INVESTIGATION CATALYST
Change Management Support

© 2004 by Starline Software Ltd.
MONITOR CHANGES
Plan monitoring tasks.

The need to verify estimated improvement produced by the changes should be a part of the change management process. This can be accomplished with a monitoring plan for the occasional auditing of procedures and practices to minimize procedural drifts or normalization of undocumented deviations, and evaluation of future suggestions for changes. Investigation Catalyst Matrixes support such monitoring by providing a baseline for comparing expected actions with observed behaviors (who is doing what when and where) after the changes are made. The Matrixes define the behaviors to observe, and pinpoint where in the operation to make such observations, enabling the effective, efficient monitoring of the ongoing effectiveness of the changes over time. The Overlap View provides further insights into overlapping actions that may require especially close monitoring.
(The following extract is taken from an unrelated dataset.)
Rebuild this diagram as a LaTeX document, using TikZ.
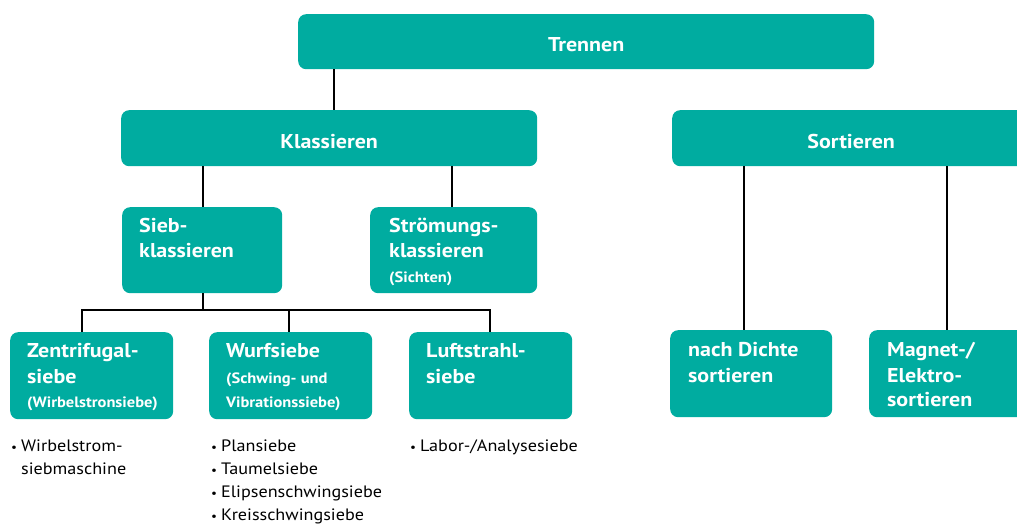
\documentclass[tikz,border=0pt]{standalone}
\usepackage{fontspec}
\setmainfont{PT Sans}[FakeStretch=1.1]
\usetikzlibrary{calc}
\definecolor{teal1}{RGB}{0,172,160}
\begin{document}
\begin{tikzpicture}[x=1pt,y=-1pt,
  box/.style={fill=teal1, draw=none, rounded corners=8pt, inner sep=0pt, anchor=north west},
  head/.style={text=white, inner sep=0pt, anchor=base, font=\bfseries\fontsize{20}{25}\selectfont},
  btxt/.style={text=white, inner sep=0pt, anchor=base west, font=\bfseries\fontsize{20}{25}\selectfont},
  list/.style={text=black, inner sep=0pt, anchor=base west, font=\fontsize{16.5}{23}\selectfont},
  conn/.style={draw=black, line width=1.8pt}]
\useasboundingbox (0,0) rectangle (1017,526);
\clip (0,0) rectangle (1017,526);
\newcommand{\sm}{\fontsize{15}{24}\selectfont}
\newcommand{\bl}{\makebox[10pt][l]{\fontsize{12}{12}\selectfont•}}
% boxes
\node[box, minimum width=576pt, minimum height=55pt] (tre) at (298,14) {};
\node[box, minimum width=416pt, minimum height=56pt] (kla) at (121,110) {};
\node[box, minimum width=358pt, minimum height=56pt] (sor) at (672,110) {};
\node[box, minimum width=160pt, minimum height=86pt] (sie) at (122,207) {};
\node[box, minimum width=167pt, minimum height=86pt] (str) at (370,207) {};
\node[box, minimum width=163pt, minimum height=87pt] (zen) at (10,332) {};
\node[box, minimum width=163pt, minimum height=87pt] (wur) at (209,332) {};
\node[box, minimum width=163pt, minimum height=87pt] (luf) at (409,332) {};
\node[box, minimum width=162pt, minimum height=87pt] (dic) at (670,330) {};
\node[box, minimum width=162pt, minimum height=87pt] (mag) at (869,330) {};
% texts
\node[head] (treT) at ($(tre.center)+(0,10)$) {Trennen};
\node[head] (klaT) at ($(kla.center)+(0,10)$) {Klassieren};
\node[head] (sorT) at ($(sor.center)+(0,10)$) {Sortieren};
\node[btxt] (sieT) at ($(sie.north west)+(17,26)$) {\begin{tabular}[t]{@{}l@{}}Sieb-\\klassieren\end{tabular}};
\node[btxt] (strT) at ($(str.north west)+(19,26)$) {\begin{tabular}[t]{@{}l@{}}Strömungs-\\klassieren\\{\sm(Sichten)}\end{tabular}};
\node[btxt] (zenT) at ($(zen.north west)+(17,26)$) {\begin{tabular}[t]{@{}l@{}}Zentrifugal-\\siebe\\{\sm(Wirbelstronsiebe)}\end{tabular}};
\node[btxt] (wurT) at ($(wur.north west)+(17,26)$) {\begin{tabular}[t]{@{}l@{}}Wurfsiebe\\{\sm(Schwing- und}\\{\sm Vibrationssiebe)}\end{tabular}};
\node[btxt] (lufT) at ($(luf.north west)+(17,26)$) {\begin{tabular}[t]{@{}l@{}}Luftstrahl-\\siebe\end{tabular}};
\node[btxt] (dicT) at ($(dic.north west)+(18,27)$) {\begin{tabular}[t]{@{}l@{}}nach Dichte\\sortieren\end{tabular}};
\node[btxt] (magT) at ($(mag.north west)+(18,27)$) {\begin{tabular}[t]{@{}l@{}}Magnet-/\\Elektro-\\sortieren\end{tabular}};
% lists
\node[list] (zenL) at ($(zen.south west)+(1,32)$) {\begin{tabular}[t]{@{}l@{}l@{}}\bl&Wirbelstrom-\\&siebmaschine\end{tabular}};
\node[list] (wurL) at ($(wur.south west)+(2,32)$) {\begin{tabular}[t]{@{}l@{}l@{}}\bl&Plansiebe\\\bl&Taumelsiebe\\\bl&Elipsenschwingsiebe\\\bl&Kreisschwingsiebe\end{tabular}};
\node[list] (lufL) at ($(luf.south west)+(1,32)$) {\begin{tabular}[t]{@{}l@{}l@{}}\bl&Labor-/Analysesiebe\end{tabular}};
% connectors
\coordinate (bar) at ($(sie.south)+(0,17)$);
\draw[conn] ([xshift=5pt]kla.north) -- ([xshift=5pt]kla.north |- tre.south);
\draw[conn] ($(sor.north west)+(129,0)$) -- ($(sor.north west)+(129,0)$ |- tre.south);
\draw[conn] ([xshift=1pt]sie.north) -- ([xshift=1pt]sie.north |- kla.south);
\draw[conn] ([xshift=-1.5pt]str.north) -- ([xshift=-1.5pt]str.north |- kla.south);
\draw[conn] ([xshift=1pt]sie.south) -- ([xshift=1pt]sie.south |- bar);
\draw[conn] ([xshift=-9.5pt]zen.north) |- ([xshift=-0.5pt]luf.north |- bar) -- ([xshift=-0.5pt]luf.north);
\draw[conn] ([xshift=-1.5pt]wur.north) -- ([xshift=-1.5pt]wur.north |- bar);
\draw[conn] ([xshift=-7pt]dic.north) -- ([xshift=-7pt]dic.north |- sor.south);
\draw[conn] ([xshift=-3pt]mag.north) -- ([xshift=-3pt]mag.north |- sor.south);
\end{tikzpicture}
\end{document}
The ongoing monitoring plan can be as simple as providing directions to supervisors for changed actions to watch during day by day operations, in the form of a check list, to setting up periodic audits requiring documentation of observed conformance with intended operation and any difficulties with conformance, for example, depending on the nature, extent and significance of the change(s.)
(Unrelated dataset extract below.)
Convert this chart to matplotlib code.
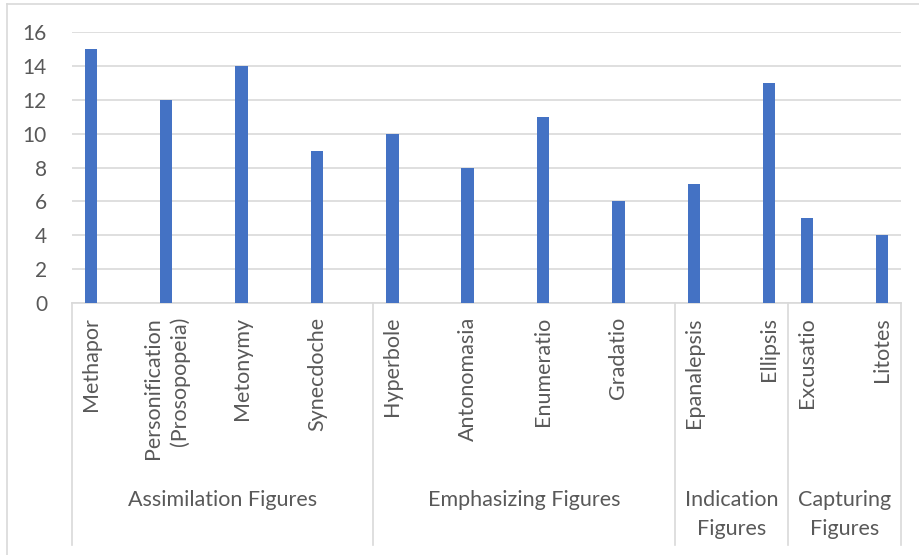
import matplotlib
matplotlib.use('Agg')
import matplotlib.pyplot as plt
import matplotlib.transforms as mtransforms
from matplotlib.lines import Line2D
import numpy as np

plt.rcParams['font.family'] = ['Lato', 'DejaVu Sans']

# Figures of speech, grouped; None marks an empty spacer row in the sheet
groups = ["Assimilation Figures", "Emphasizing Figures",
          "Indication\nFigures", "Capturing\nFigures"]
assimilation = ["Methapor", None, "Personification\n(Prosopopeia)", None,
                "Metonymy", None, "Synecdoche", None]
emphasizing = ["Hyperbole", None, "Antonomasia", None,
               "Enumeratio", None, "Gradatio", None]
indication = ["Epanalepsis", None, "Ellipsis"]
capturing = ["Excusatio", None, "Litotes"]

assimilation_n = [15, None, 12, None, 14, None, 9, None]
emphasizing_n = [10, None, 8, None, 11, None, 6, None]
indication_n = [7, None, 13]
capturing_n = [5, None, 4]

yticks = [0, 2, 4, 6, 8, 10, 12, 14, 16]

names = [assimilation, emphasizing, indication, capturing]
counts = [assimilation_n, emphasizing_n, indication_n, capturing_n]
labels = sum(names, [])
values = sum(counts, [])
pos = np.arange(len(labels))

grey = '#595959'
line = '#d9d9d9'
bar = '#4472c4'

W, H = 920, 555
fig = plt.figure(figsize=(W / 100, H / 100), dpi=100)
ax = fig.add_axes([72 / W, (H - 303) / H, 829 / W, 271 / H])

xs = [p for p, v in zip(pos, values) if v is not None]
ys = [v for v in values if v is not None]
ax.bar(xs, ys, width=0.33, color=bar, zorder=3)

ax.set_xlim(-0.5, len(labels) - 0.5)
ax.set_ylim(0, 16)
ax.set_yticks(yticks)
ax.yaxis.grid(True, color=line, linewidth=1.2, zorder=0)
ax.tick_params(axis='y', length=0, pad=18, labelsize=15, labelcolor=grey)
ax.set_xticks([])
for s in ['top', 'right', 'left']:
    ax.spines[s].set_visible(False)
ax.spines['bottom'].set_color(line)
ax.spines['bottom'].set_linewidth(1.2)

trans = mtransforms.blended_transform_factory(ax.transData, ax.transAxes)

# inner level: figure names, rotated
for p, lab in zip(pos, labels):
    if lab is None:
        continue
    ax.text(p, -14 / 271, lab, transform=trans, rotation=90, ha='center',
            va='top', multialignment='right', fontsize=15.5, color=grey,
            linespacing=1.4)

# outer level: group names and separators
edges = np.cumsum([0] + [len(n) for n in names]) - 0.5
for x in edges:
    ax.add_line(Line2D([x, x], [0, -242 / 271], transform=trans,
                       color=line, linewidth=1.2, clip_on=False))
for g, a, b in zip(groups, edges[:-1], edges[1:]):
    ax.text((a + b) / 2, -187 / 271, g, transform=trans, ha='center',
            va='top', fontsize=15.5, color=grey, linespacing=1.55)

# chart frame
fig.add_artist(Line2D([7.5 / W, 7.5 / W], [0, 1 - 3.5 / H],
                      transform=fig.transFigure, color=line, linewidth=1.2))
fig.add_artist(Line2D([7.5 / W, 1], [1 - 3.5 / H, 1 - 3.5 / H],
                      transform=fig.transFigure, color=line, linewidth=1.2))

fig.savefig('out.png', dpi=100)
plt.close(fig)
Note that if a system of periodic audits is the selected monitoring plan, the change audit may be only a part of a broader scale operations audit. Hopefully such planned audits would be part of an ongoing effort to ensure continuing performance integrity and improvement.

Monitor operations

The actual monitoring task is to observe what is happening, note any differences between intended actions on the Matrix and what is observed, and then act on those differences. Any differences constitute another change, which should be analyzed, either informally using the reasoning process for analyzing changes described previously, or formally when it is considered possible that the change might have substantial impact on the operation - either favorable or unfavorable.
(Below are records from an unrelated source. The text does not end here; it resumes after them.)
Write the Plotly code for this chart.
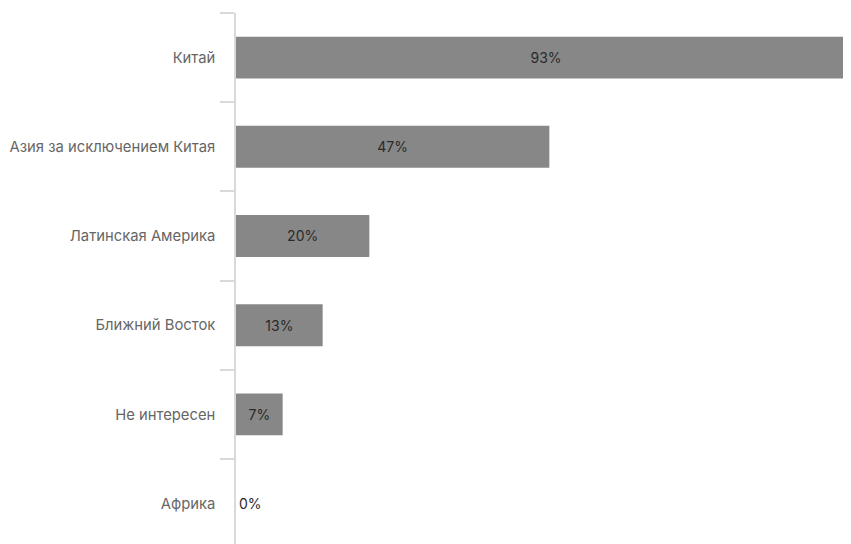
import plotly.graph_objects as go

categories = ["Китай", "Азия за исключением Китая", "Латинская Америка",
              "Ближний Восток", "Не интересен", "Африка"]
values = [93, 47, 20, 13, 7, 0]
labels = [f"{v}%" for v in values]
positions = ["inside" if v > 0 else "outside" for v in values]

fig = go.Figure(go.Bar(
    x=values, y=categories, orientation="h",
    marker=dict(color="#878787", line=dict(width=0)),
    width=0.47,
    text=labels, textposition=positions, textangle=0,
    insidetextanchor="middle", constraintext="none", cliponaxis=False,
    insidetextfont=dict(family="Inter", color="#2a2a2a", size=14),
    outsidetextfont=dict(family="Inter", color="#2a2a2a", size=14),
))

fig.update_layout(
    width=851, height=544,
    margin=dict(l=228, r=0, t=5, b=0),
    plot_bgcolor="white", paper_bgcolor="white",
    font=dict(family="Inter", size=14.8, color="#666666"),
    showlegend=False,
    xaxis=dict(visible=False, range=[0, 93.45], showgrid=False, zeroline=False),
    yaxis=dict(
        type="category", range=[5.543, -0.5],
        tickson="boundaries", ticks="outside", ticklen=14, tickwidth=1.5,
        tickcolor="#d9d9d9", showline=True, linecolor="#d9d9d9", linewidth=1.5,
        showgrid=False, ticklabelstandoff=16,
        tickfont=dict(family="Inter", size=14.8, color="#666666"),
    ),
)

fig.write_html("out.html")
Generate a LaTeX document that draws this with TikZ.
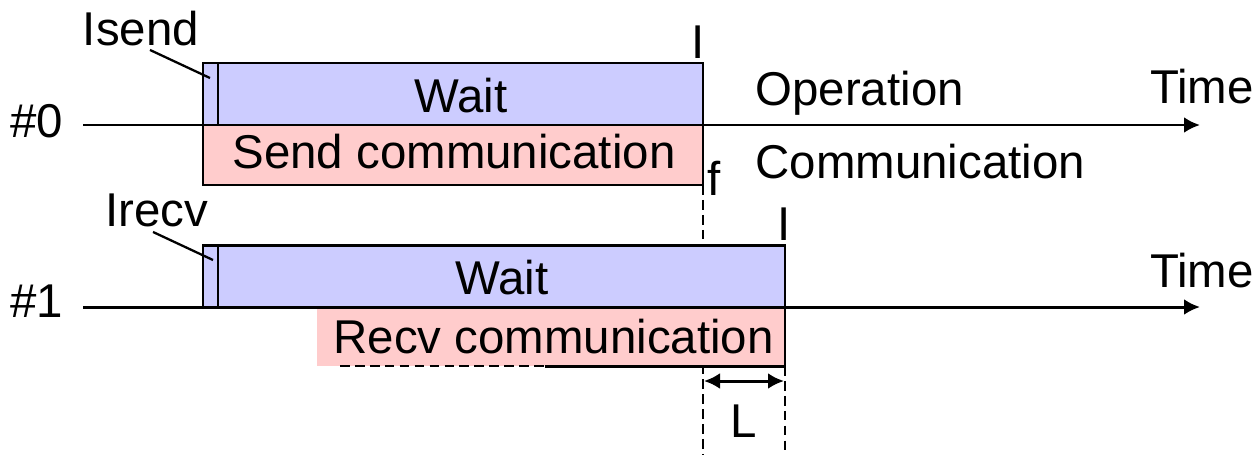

Documentation of observed monitoring results is facilitated by having the Matrix of the operation being observed available on a laptop, where the description of the operation is readily accessible, and where new information resulting from the observations. Alternatively, printouts of the operation work equally well for making field observations, but manual notation of differences and modification of the Matrixes is less efficient.

Update Matrix.

Keeping an "as built" description of a system operation should be a continuing objective of any system description. Anytime changes are made to system operations, the baseline Matrix should be updated. Matrixes offer a convenient and efficient way to capture and display changes.